Poema tras poema, Ledesma ha ido creando una galería de personajes maniáticos y furtivos que exhiben  su malicia como Fernández, que “presiona las teclas de la Olimpia como si fueran ombligos de bañistas”, y Méndez, taciturno, detenido en “sus gastos por concepto de cine y subsistencia”, vislumbrando “la adquisición de una moto / en la que pueda ascender al paraíso”. Ojo de poeta que hizo suyo el reclamo de Nicanor Parra, de poner a correr la mirada para descubrir el alma de las cosas. Puntillista en la descripción, el poeta hace gala pormenorizada de su observación para catalogar las personalidades del conjunto, o las diferentes formas de una realidad corporal, como se puede apreciar en “Relación de senos en contabilidad al 30 de junio”.
Ledesma, dueño de un particular sentido de economía verbal y limpieza expositiva, a veces nos suspende en la lectura dejando la sensación de sorpresa para la próxima página, convertida  en sorpresa realmente porque el poema ha terminado.

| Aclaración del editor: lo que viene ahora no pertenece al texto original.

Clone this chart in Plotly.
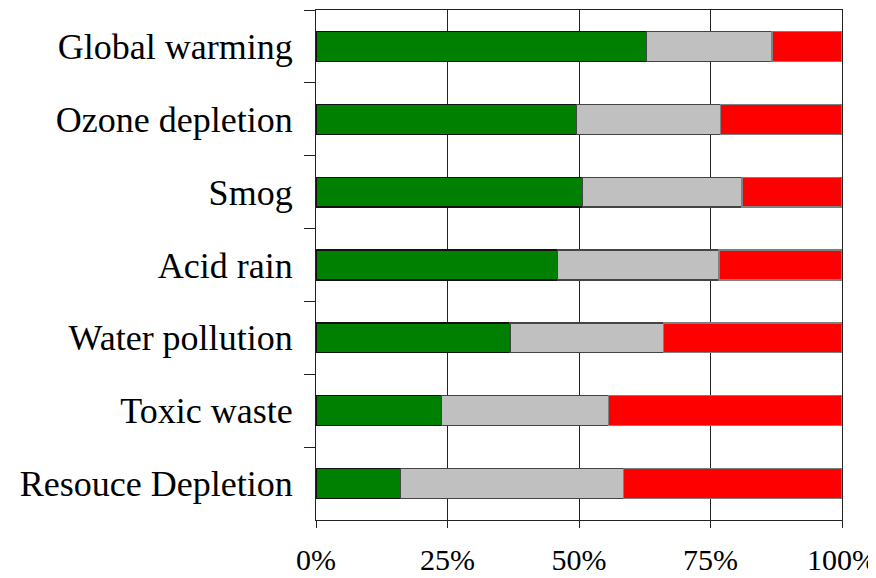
import plotly.graph_objects as go

categories = ["Global warming", "Ozone depletion", "Smog", "Acid rain",
              "Water pollution", "Toxic waste", "Resouce Depletion"]
green_vals = [62.9, 49.5, 50.7, 45.9, 36.9, 23.9, 16.1]
gray_vals = [23.8, 27.4, 30.3, 30.7, 29.1, 31.7, 42.3]
red_vals = [13.3, 23.1, 19.0, 23.4, 34.0, 44.4, 41.6]
x_ticks = [0, 25, 50, 75, 100]
x_tick_labels = ["0%", "25%", "50%", "75%", "100%"]

fig = go.Figure()
fig.add_trace(go.Bar(y=categories, x=green_vals, orientation="h", width=0.41,
                     marker=dict(color="#008000", line=dict(color="#111111", width=1.2))))
fig.add_trace(go.Bar(y=categories, x=gray_vals, orientation="h", width=0.41,
                     marker=dict(color="#C0C0C0", line=dict(color="#444444", width=1.2))))
fig.add_trace(go.Bar(y=categories, x=red_vals, orientation="h", width=0.41,
                     marker=dict(color="#FF0000", line=dict(color="#808080", width=1.2))))

# The page body adds an 8px offset; margins compensate so the plot lands where the reference has it.
fig.update_layout(
    barmode="stack",
    width=876, height=578,
    margin=dict(l=308, r=42, t=2, b=66, autoexpand=False),
    paper_bgcolor="white", plot_bgcolor="white",
    showlegend=False,
    font=dict(family="Liberation Serif, Times New Roman, serif", color="black"),
)
fig.update_xaxes(
    range=[0, 100], tickvals=x_ticks, ticktext=x_tick_labels,
    showgrid=True, gridcolor="#222222", gridwidth=1.3,
    showline=True, linecolor="#222222", linewidth=1.3, mirror=True,
    ticks="outside", ticklen=7, tickcolor="#222222", tickwidth=1.3,
    tickfont=dict(size=30), zeroline=False, ticklabelstandoff=6,
    automargin=False,
)
fig.update_yaxes(
    categoryorder="array", categoryarray=categories, autorange="reversed",
    showgrid=False, showline=True, linecolor="#222222", linewidth=1.3, mirror=True,
    ticks="outside", ticklen=11, tickcolor="#222222", tickwidth=1.3,
    tickson="boundaries", tickfont=dict(size=36), ticklabelstandoff=15,
    automargin=False,
)

fig.write_html("out.html")
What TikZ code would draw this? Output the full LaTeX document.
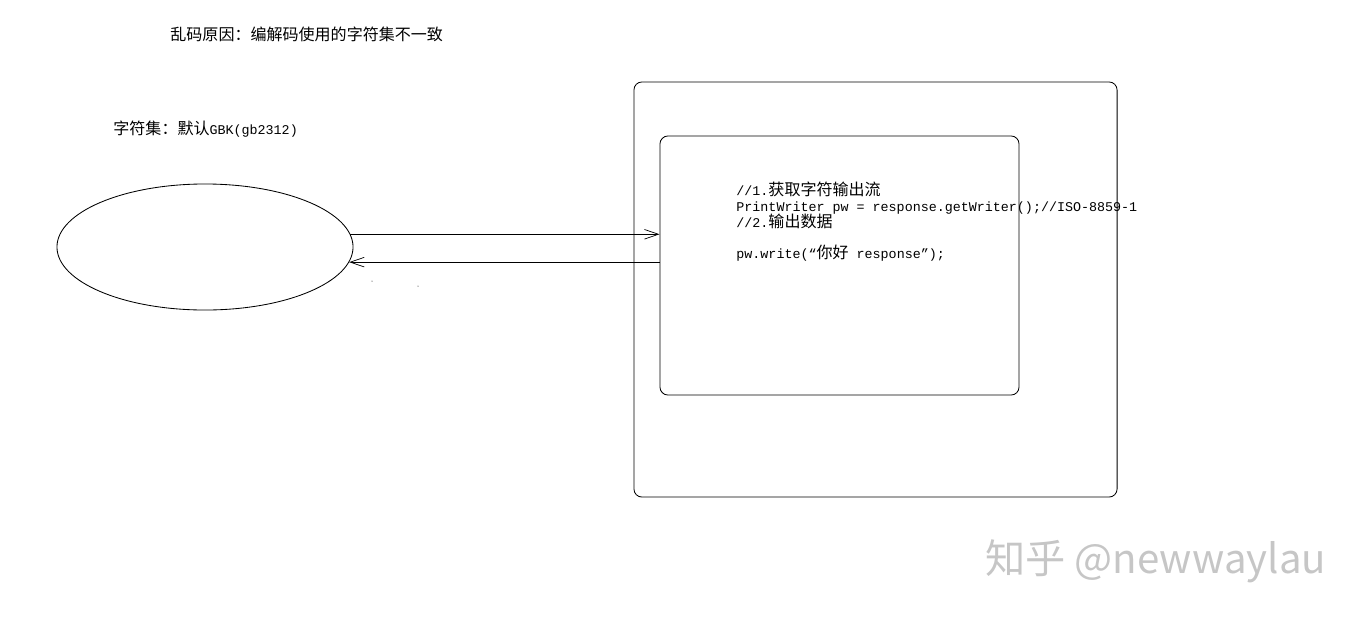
\documentclass[tikz,border=0pt]{standalone}
\usepackage{fontspec}
\usepackage{tikz}
\usetikzlibrary{shapes.geometric,arrows.meta}
\setmonofont{Liberation Mono}
\newfontfamily\cjk{Noto Sans CJK SC}
\newcommand{\zh}[1]{{\cjk\fontsize{11.4}{11.4}\selectfont #1}}

\begin{document}
\begin{tikzpicture}[x=0.025cm,y=-0.025cm,line width=0.6pt,
  roundbox/.style={draw,rounded corners=0.2cm,inner sep=0pt},
  codeline/.style={anchor=base west,inner sep=0pt,font=\ttfamily\fontsize{9.5}{11.4}\selectfont},
  flow/.style={-{Straight Barb[length=3.5mm,width=2.4mm,line width=0.5pt]}}]
\useasboundingbox (0,0) rectangle (1360,620);

\node[anchor=base west,inner sep=0pt] (title) at (170,40) {\zh{乱码原因：编解码使用的字符集不一致}};
\node[codeline] (charset) at (113,134) {\zh{字符集：默认}GBK(gb2312)};

\node[draw,ellipse,minimum width=7.4cm,minimum height=3.15cm,inner sep=0pt] (browser) at (205,247) {};

\node[roundbox,minimum width=12.075cm,minimum height=10.375cm] (server) at (875.5,289.5) {};
\node[roundbox,minimum width=8.975cm,minimum height=6.475cm] (servlet) at (839.5,265.5) {};

\node[codeline] (code1) at (736,195) {//1.\zh{获取字符输出流}};
\node[codeline] (code2) at (736,211) {PrintWriter pw = response.getWriter();//ISO-8859-1};
\node[codeline] (code3) at (736,227) {//2.\zh{输出数据}};
\node[codeline] (code4) at (736,258) {pw.write(“\zh{你好} response”);};

\draw[flow] (browser.5.5) -- (browser.5.5 -| servlet.west);
\draw[flow] (browser.-6.3 -| servlet.west) -- (browser.-6.3);

\fill (372,281) circle (0.5);
\fill (418,286) circle (0.5);

\node[anchor=base west,inner sep=0pt,text=gray!45,font=\cjk\fontsize{28.6}{28.6}\selectfont] (mark) at (985,573) {知乎 @newwaylau};
\end{tikzpicture}
\end{document}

En otros momentos, en los poemas cortos, adquiere su voz un tono epigramático de filosa contundencia, que hacen de sus “Panfletos” artículos de fina ironía que se han aposentado en el aprecio del lector, a pesar de la distancia.
Luis Manuel Ledesma se fue a Nueva York en 1980, ilusionado con la democracia de Whitman y consciente de la advertencia de Martí. Allí hizo familia y trabajó dejando la piel en diarios y publicaciones de la gran urbe. Alejado del mundanal ruido, sin dejar de escribir, hoy regresa con el poemario inicial de aquel lejano 1974 para entregarlo impreso, “con la misma actitud de quien cancela un cheque” que tiene fondos para solventar su compromiso con la poesía y la sociedad. (Alexis Gómez Rosa, Ciudad Colonial, Santo Domingo, 2009).